Quite properly, on Tuesday, Anders Fogh Rasmussen, the Secretary-General of NATO, disclosed that it has made plans “to protect and defend Turkey,” if need be.

Similarly, John Baird, the Minister of Foreign Affairs, said last week, “We stand with Turkey and our other regional partners.” He was also right to say that President Bashar al-Assad is “drawing the region into his self-inflicted conflict.”

Turkey is fully justified in accepting Syrian refugees, many of whom have been wounded in the civil war. At the same time, Recep Tayyip Erdogan, the Prime Minister, does not want to launch military operations on Syrian soil.

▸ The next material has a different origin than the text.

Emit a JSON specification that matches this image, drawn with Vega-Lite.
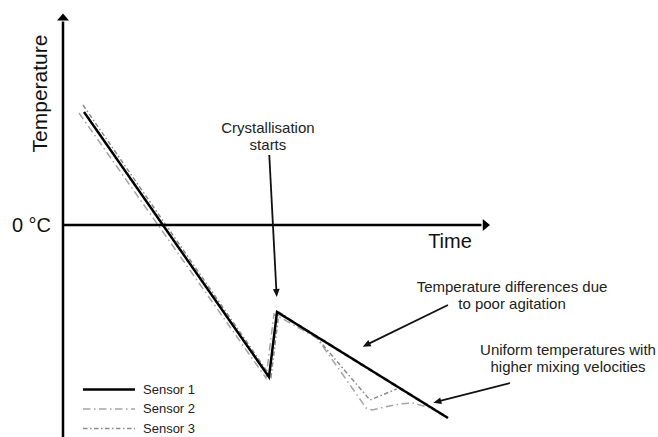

Turkey is inevitably affected by civil war in a neighbouring country. The Turkish government is not simply neutral on Syrian politics, but its criticisms of the tyrannical and violent al-Assad regime are well founded. Indeed, Syria’s and Turkey’s relations were actually improving only two years ago, according to a report.

It is characteristic of the Assad regime that on Monday the Minister of Information, Omran al-Zoubi, insultingly claimed that “confused, blundering” Turkish policy was an expression of a delusion that the Ottoman Empire is still in existence; he mockingly pointed out that the Turkish Foreign Ministry no longer “names custodians in Damascus, Mecca, Cairo and Jerusalem.”

The NATO treaty obliges its members to deliberate on what ought to be done, when the territorial integrity and security of any of its members is threatened. Canada can be expected to do its part.